→ **TASK GOAL**: Only the number is needed: how many lines contain the word "chart"?

++++ SOURCE RECORDS

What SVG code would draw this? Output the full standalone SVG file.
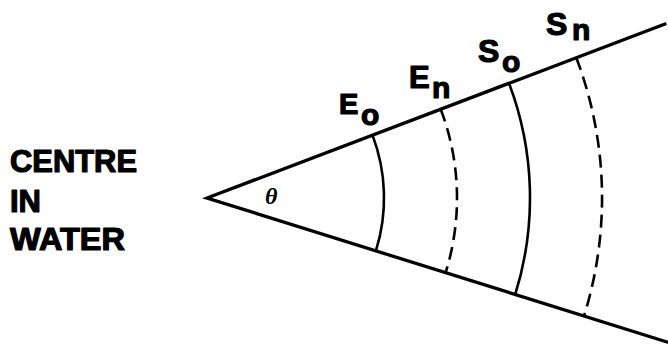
<svg xmlns="http://www.w3.org/2000/svg" width="668" height="349" viewBox="0 0 668 349">
<style>
.lbl{font-family:"Liberation Sans",Arial,sans-serif;font-weight:bold;fill:#000;stroke:#000;stroke-width:1.2;stroke-linejoin:round}
.edge{stroke:#000;stroke-width:3.3;fill:none;stroke-linecap:round}
.arc{stroke:#000;stroke-width:2.6;fill:none}
.dash{stroke-dasharray:13 7}
</style>
<rect width="668" height="349" fill="#fff"/>
<g id="centre-label">
<text class="lbl" font-size="31" x="10" y="172" textLength="127" lengthAdjust="spacingAndGlyphs">CENTRE</text>
<text class="lbl" font-size="31" x="10" y="212">IN</text>
<text class="lbl" font-size="31" x="10" y="250" textLength="115" lengthAdjust="spacingAndGlyphs">WATER</text>
</g>
<g id="connectors">
<path class="edge" d="M665 24 L207 198 L667 342"/>
</g>
<g id="theta">
<text x="265" y="204" font-family="'Liberation Serif','Times New Roman',serif" font-style="italic" font-weight="bold" font-size="24">θ</text>
</g>
<g id="Eo">
<path class="arc" d="M372.5 135.1 A177 177 0 0 1 375.9 250.9"/>
<text class="lbl" font-size="29" x="339" y="114">E</text>
<text class="lbl" font-size="30" x="361" y="125">o</text>
</g>
<g id="En">
<path class="arc dash" d="M440.7 109.2 A250 250 0 0 1 445.6 272.7"/>
<text class="lbl" font-size="31" x="409" y="88">E</text>
<text class="lbl" font-size="30" x="432" y="98">n</text>
</g>
<g id="So">
<path class="arc" d="M509 83.3 A323 323 0 0 1 515.2 294.5"/>
<text class="lbl" font-size="32" x="478" y="62">S</text>
<text class="lbl" font-size="30" x="502" y="72">o</text>
</g>
<g id="Sn">
<path class="arc dash" d="M576.3 57.7 A395 395 0 0 1 584 316"/>
<text class="lbl" font-size="32" x="546" y="35">S</text>
<text class="lbl" font-size="30" x="572" y="40">n</text>
</g>
</svg>
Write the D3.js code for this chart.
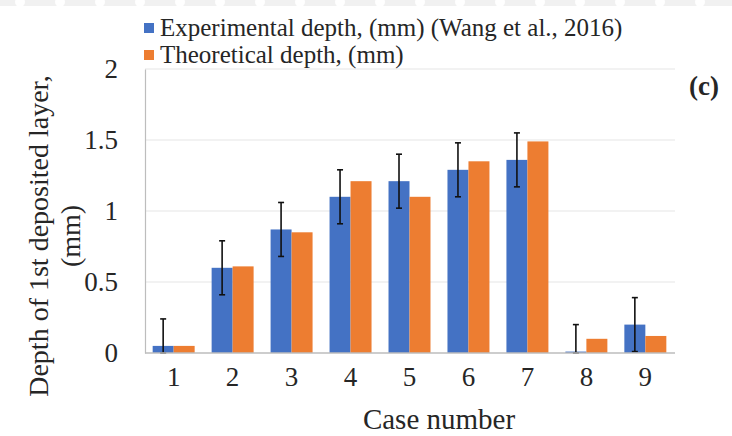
<!DOCTYPE html>
<html>
<head>
<meta charset="utf-8">
<script src="https://cdn.jsdelivr.net/npm/d3@7/dist/d3.min.js"></script>
<style>
  html, body { margin: 0; padding: 0; background: #fff; }
  svg { display: block; }
</style>
</head>
<body>
<svg id="chart" width="732" height="436"></svg>
<script>
// Case numbers on the x axis
const cases = ["1", "2", "3", "4", "5", "6", "7", "8", "9"];
// Depth of the first deposited layer (mm)
const experimental = [0.05, 0.60, 0.87, 1.10, 1.21, 1.29, 1.36, 0.01, 0.20];
const theoretical  = [0.05, 0.61, 0.85, 1.21, 1.10, 1.35, 1.49, 0.10, 0.12];
// Error bar half-widths for the experimental series (mm)
const experimentalError = [0.19, 0.19, 0.19, 0.19, 0.19, 0.19, 0.19, 0.19, 0.19];
const yTicks = [0, 0.5, 1, 1.5, 2];
const seriesNames = ["Experimental depth, (mm) (Wang et al., 2016)", "Theoretical depth, (mm)"];
const seriesColors = ["#4472C4", "#ED7D31"];

const FONT = '"Liberation Serif", "Times New Roman", serif';
const INK = "#262626";
const svg = d3.select("#chart");

// faint dotted strip along the top edge
const defs = svg.append("defs");
const pat = defs.append("pattern").attr("id", "dots")
  .attr("width", 40).attr("height", 8).attr("patternUnits", "userSpaceOnUse");
pat.append("rect").attr("width", 40).attr("height", 8).attr("fill", "#f1f1f1");
pat.append("circle").attr("cx", 20).attr("cy", 2).attr("r", 5).attr("fill", "#fff");
svg.append("rect").attr("x", 0).attr("y", 0).attr("width", 732).attr("height", 6)
  .attr("fill", "url(#dots)");

const x = d3.scaleBand().domain(cases).range([144, 675])
  .paddingInner(0.288).paddingOuter(0.147);
const xs = d3.scaleBand().domain([0, 1]).range([0, x.bandwidth()]);
const y = d3.scaleLinear().domain([0, 2]).range([353, 69]);

// horizontal gridlines
svg.append("g").selectAll("line").data(yTicks.filter(t => t > 0)).join("line")
  .attr("x1", 145).attr("x2", 675)
  .attr("y1", d => y(d)).attr("y2", d => y(d))
  .attr("stroke", "#e6e6e6").attr("stroke-width", 1.2);

// y axis
const yAxis = svg.append("g").attr("transform", "translate(145,0)")
  .call(d3.axisLeft(y).tickValues(yTicks).tickSize(0).tickPadding(27)
    .tickFormat(d3.format("~g")));
yAxis.select(".domain").attr("stroke", "#bdbdbd").attr("stroke-width", 1.2);
yAxis.selectAll("text").attr("font-size", 27).attr("fill", INK)
  .style("font-family", FONT);

// bars
const data = cases.map((c, i) => ({ c, vals: [experimental[i], theoretical[i]], err: experimentalError[i] }));
const groups = svg.append("g").selectAll("g").data(data).join("g")
  .attr("transform", d => `translate(${x(d.c)},0)`);
groups.selectAll("rect").data(d => d.vals.map((v, k) => ({ v, k }))).join("rect")
  .attr("x", d => xs(d.k)).attr("width", xs.bandwidth())
  .attr("y", d => y(d.v)).attr("height", d => y(0) - y(d.v))
  .attr("fill", d => seriesColors[d.k]);

// x axis
const xAxis = svg.append("g").attr("transform", "translate(0,353)")
  .call(d3.axisBottom(x).tickSize(0).tickPadding(14));
xAxis.select(".domain").attr("stroke", "#bdbdbd").attr("stroke-width", 1.5)
  .attr("d", "M145,0H675");
xAxis.selectAll("text").attr("font-size", 27).attr("fill", INK)
  .style("font-family", FONT);

// error bars on the experimental series
const eb = groups.append("g")
  .attr("transform", `translate(${xs(0) + xs.bandwidth() / 2},0)`)
  .attr("stroke", "#111").attr("stroke-width", 1.6);
eb.append("line")
  .attr("y1", d => y(Math.max(0, d.vals[0] - d.err)))
  .attr("y2", d => y(d.vals[0] + d.err));
eb.append("line").attr("x1", -3).attr("x2", 3)
  .attr("y1", d => y(d.vals[0] + d.err)).attr("y2", d => y(d.vals[0] + d.err));
eb.append("line").attr("x1", -3).attr("x2", 3)
  .attr("y1", d => y(Math.max(0, d.vals[0] - d.err)))
  .attr("y2", d => y(Math.max(0, d.vals[0] - d.err)));

// axis titles
svg.append("text").attr("x", 439).attr("y", 429).attr("text-anchor", "middle")
  .attr("font-size", 29).attr("fill", INK).style("font-family", FONT).text("Case number");
const yTitle = svg.append("text").attr("transform", "translate(0,236) rotate(-90)")
  .attr("text-anchor", "middle").attr("font-size", 28).attr("fill", INK)
  .style("font-family", FONT);
yTitle.append("tspan").attr("x", 0).attr("y", 48).text("Depth of 1st deposited layer,");
yTitle.append("tspan").attr("x", 0).attr("y", 80).text("(mm)");

// panel label
svg.append("text").attr("x", 704).attr("y", 95).attr("text-anchor", "middle")
  .attr("font-size", 27).attr("font-weight", "bold").attr("fill", INK)
  .style("font-family", FONT).text("(c)");

// legend
const legend = svg.append("g").selectAll("g").data(seriesNames).join("g")
  .attr("transform", (d, i) => `translate(144,${23 + i * 27})`);
legend.append("rect").attr("width", 10).attr("height", 10)
  .attr("fill", (d, i) => seriesColors[i]);
legend.append("text").attr("x", 16).attr("y", 13).attr("font-size", 25)
  .attr("fill", INK).style("font-family", FONT).text(d => d);
</script>
</body>
</html>
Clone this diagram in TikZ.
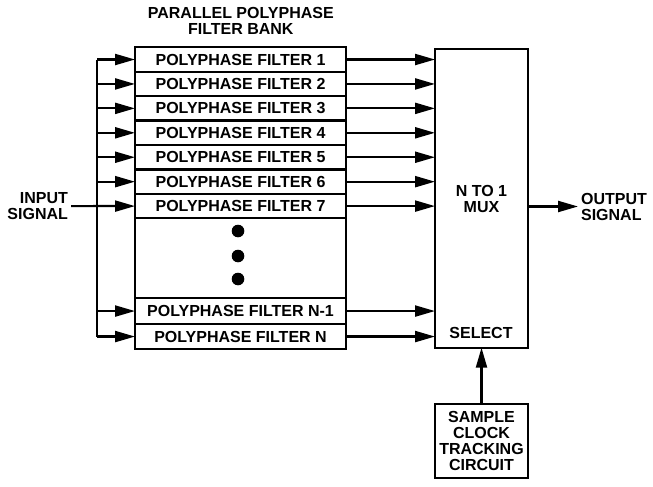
\documentclass[tikz,border=0pt]{standalone}
\usepackage{fontspec}
\setmainfont{Liberation Sans}
\usetikzlibrary{arrows.meta}

\begin{document}
\begin{tikzpicture}[x=1pt,y=-1pt,line width=2.2pt,
  font=\fontsize{16}{16}\selectfont\bfseries,
  filt/.style={draw,minimum width=211pt,minimum height=24.43pt,inner sep=0pt,outer sep=0pt},
  blk/.style={draw,minimum width=93pt,inner sep=0pt,outer sep=0pt,align=center},
  lbl/.style={inner sep=2pt,align=center},
  sig/.style={-{Triangle[length=20pt,width=11pt]}}]
  \useasboundingbox (0,0) rectangle (653,487);
  \node[lbl] (title) at (240.8,21) {PARALLEL POLYPHASE\\FILTER BANK};
  \foreach \i in {1,...,7}
    \node[filt] (f\i) at (240.5,{47.3+24.43*(\i-0.5)}) {POLYPHASE FILTER \i};
  \node[filt,minimum height=80pt] (gap) at (240.5,258.3) {};
  \node[filt,minimum height=25.5pt] (fn1) at (240.5,311.05) {POLYPHASE FILTER N-1};
  \node[filt,minimum height=25.5pt] (fn) at (240.5,336.55) {POLYPHASE FILTER N};
  \foreach \y in {231,256,279}
    \fill (238,\y) circle (6.3pt);
  \node[blk,minimum height=298.4pt] (mux) at (481.5,198.5) {N TO 1\\MUX};
  \node[lbl,anchor=base] (sel) at (481,338.5) {SELECT};
  \node[blk,minimum height=74pt] (clk) at (481.5,441) {SAMPLE\\CLOCK\\TRACKING\\CIRCUIT};
  \node[lbl,anchor=east,align=right] (in) at (71,206.1) {INPUT\\SIGNAL};
  \node[lbl,anchor=west,align=left] (out) at (578,206.5) {OUTPUT\\SIGNAL};
  \coordinate (bus) at (97,0);
  \draw (f1.west -| bus) -- (fn.west -| bus);
  \foreach \n in {f1,f2,f3,f4,f5,f6,fn1,fn}
    \draw[sig] (\n.west -| bus) -- (\n.west);
  \draw[sig] (in.east) -- (f7.west);
  \foreach \n in {f1,f2,f3,f4,f5,f6,f7,fn1,fn}
    \draw[sig] (\n.east) -- (\n.east -| mux.west);
  \draw[sig] (out.west -| mux.east) -- (out.west);
  \draw[sig] (clk.north) -- (mux.south);
\end{tikzpicture}
\end{document}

++++++++

→ **RESULT BELOW**: 3